Globally accurate neural network potential energy surface and state-to-state quantum dynamics calculations on Ne(2S) + H2+/D2+ → NeH+/NeD+ + H/D reactions

The proton transfer reactions of the Ne atom with the H2+ molecular ion and its isotope variants have attracted considerable attention due to their importance in plasma physics and the fundamental study of elementary reaction dynamics. To obtain high-precision dynamics results, a globally accurate ground-state NeH2+ potential energy surface (PES) is constructed using the permutation invariant polynomial-neural network method based on 35 035 ab initio points calculated at the UCCSD(T)/AV5Z level.
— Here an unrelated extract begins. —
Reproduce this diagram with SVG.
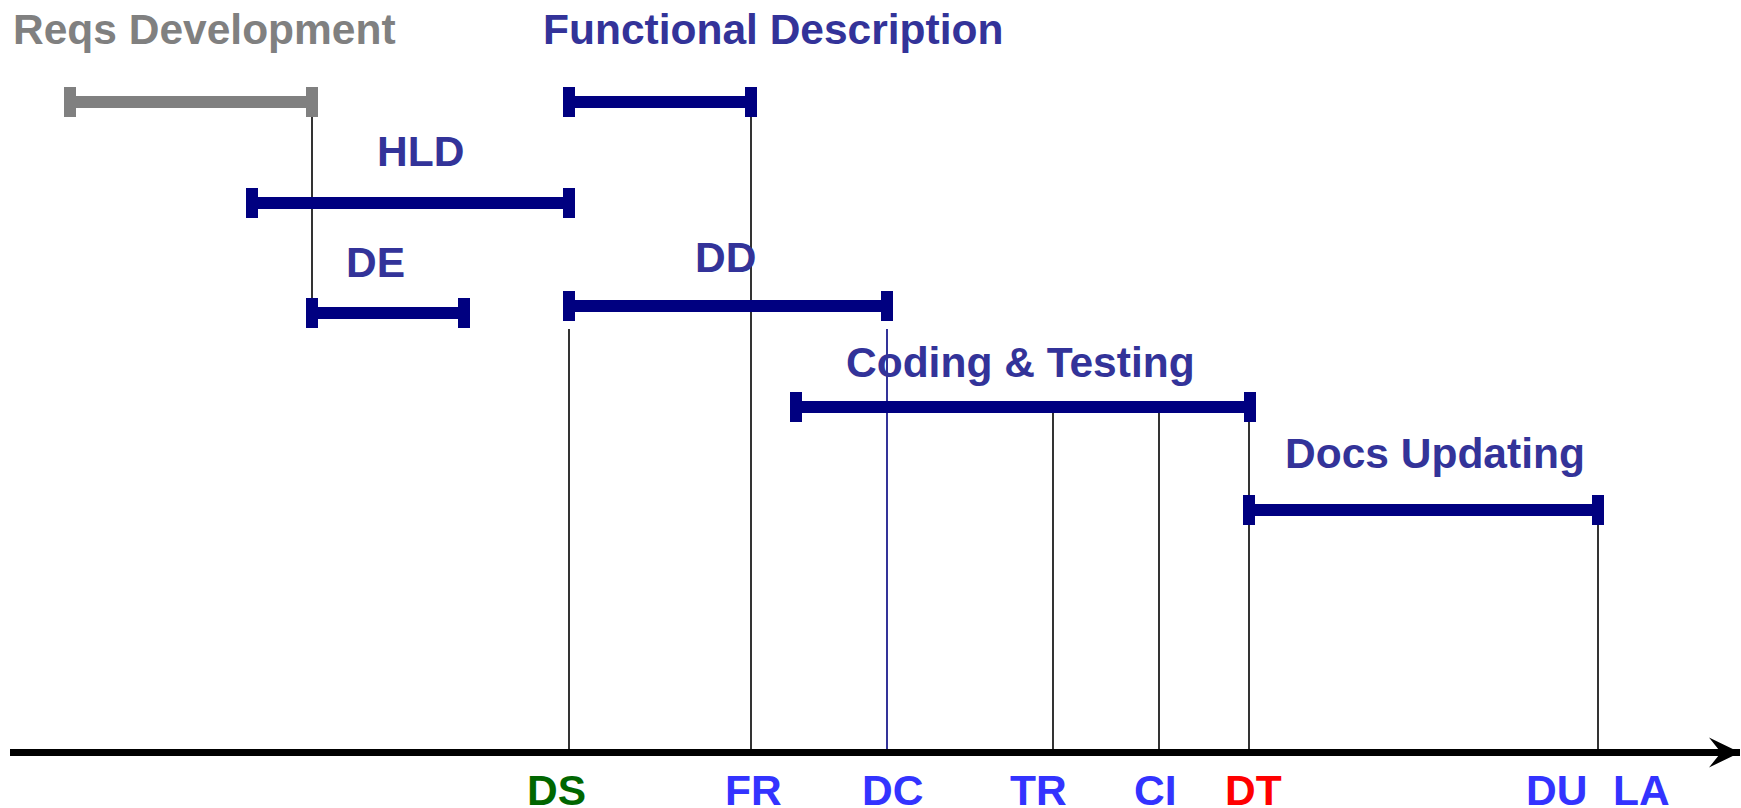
<svg xmlns="http://www.w3.org/2000/svg" width="1741" height="808" viewBox="0 0 1741 808">
<style>
text{font-family:"Liberation Sans",Arial,sans-serif;font-weight:bold;font-size:42.5px}
.lbl{fill:#333399}
.ax{fill:#3333FF}
.bar{fill:#000080}
.gray{fill:#808080}
.vl{stroke:#000;stroke-width:1.6;fill:none}
</style>
<defs>
<marker id="arr" markerUnits="userSpaceOnUse" markerWidth="32" markerHeight="32" refX="31" refY="16" orient="auto" viewBox="0 0 32 32">
<path d="M31,16 L0,1 L12,16 L0,31 Z" fill="#000"/>
</marker>
</defs>
<rect width="1741" height="808" fill="#fff"/>

<g id="connectors">
<line class="vl" x1="312" y1="117" x2="312" y2="313"/>
<line class="vl" x1="569" y1="329" x2="569" y2="752"/>
<line class="vl" x1="751" y1="108" x2="751" y2="752"/>
<line x1="887" y1="329" x2="887" y2="752" stroke="#000080" stroke-width="1.6"/>
<line class="vl" x1="1053" y1="407" x2="1053" y2="752"/>
<line class="vl" x1="1159" y1="407" x2="1159" y2="752"/>
<line class="vl" x1="1249" y1="407" x2="1249" y2="752"/>
<line class="vl" x1="1598" y1="510" x2="1598" y2="752"/>
<line id="axis" x1="10" y1="752.5" x2="1740" y2="752.5" stroke="#000" stroke-width="7" marker-end="url(#arr)"/>
</g>

<g id="reqs">
<rect class="gray" x="70" y="96" width="242" height="12"/>
<rect class="gray" x="64" y="87" width="12" height="30"/>
<rect class="gray" x="306" y="87" width="12" height="30"/>
<text x="13" y="44" fill="#808080">Reqs Development</text>
</g>

<g id="fd">
<rect class="bar" x="569" y="96" width="182" height="12"/>
<rect class="bar" x="563" y="87" width="12" height="30"/>
<rect class="bar" x="745" y="87" width="12" height="30"/>
<text class="lbl" x="543" y="44">Functional Description</text>
</g>

<g id="hld">
<rect class="bar" x="252" y="197" width="318" height="12"/>
<rect class="bar" x="246" y="188" width="12" height="30"/>
<rect class="bar" x="563" y="188" width="12" height="30"/>
<text class="lbl" x="377" y="166">HLD</text>
</g>

<g id="de">
<rect class="bar" x="312" y="307" width="152" height="12"/>
<rect class="bar" x="306" y="298" width="12" height="30"/>
<rect class="bar" x="458" y="298" width="12" height="30"/>
<text class="lbl" x="346" y="277">DE</text>
</g>

<g id="dd">
<rect class="bar" x="569" y="300" width="318" height="12"/>
<rect class="bar" x="563" y="291" width="12" height="30"/>
<rect class="bar" x="881" y="291" width="12" height="30"/>
<text class="lbl" x="695" y="272">DD</text>
</g>

<g id="ct">
<rect class="bar" x="796" y="401" width="454" height="12"/>
<rect class="bar" x="790" y="392" width="12" height="30"/>
<rect class="bar" x="1244" y="392" width="12" height="30"/>
<text class="lbl" x="846" y="377">Coding &amp; Testing</text>
</g>

<g id="du">
<rect class="bar" x="1249" y="504" width="349" height="12"/>
<rect class="bar" x="1243" y="495" width="12" height="30"/>
<rect class="bar" x="1592" y="495" width="12" height="30"/>
<text class="lbl" x="1285" y="468">Docs Updating</text>
</g>

<g id="axis-labels">
<text id="DS" x="527" y="805" fill="#006600">DS</text>
<text id="FR" class="ax" x="725" y="805">FR</text>
<text id="DC" class="ax" x="862" y="805">DC</text>
<text id="TR" class="ax" x="1010" y="805">TR</text>
<text id="CI" class="ax" x="1134" y="805">CI</text>
<text id="DT" x="1225" y="805" fill="#FF0000">DT</text>
<text id="DU" class="ax" x="1526" y="805">DU</text>
<text id="LA" class="ax" x="1613" y="805">LA</text>
</g>
</svg>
On the new PES, the state-to-state quantum dynamics calculations of the Ne(2S) + H2+/D2+ (v0 = 0, j0 = 0) reactions are performed. The calculated results indicate that the products of the two reactions are generated by the dissociation of short-lived complexes when the collision energy is slightly larger than the reaction thresholds, whereas a direct abstraction process gradually plays the dominant role as the collision energy increases. The newly constructed PES can be used to further accurately study the quantum dynamics of the Ne + H2+ reactive system, including the effects of rovibrational excitations and the spatial alignment of reactant molecules.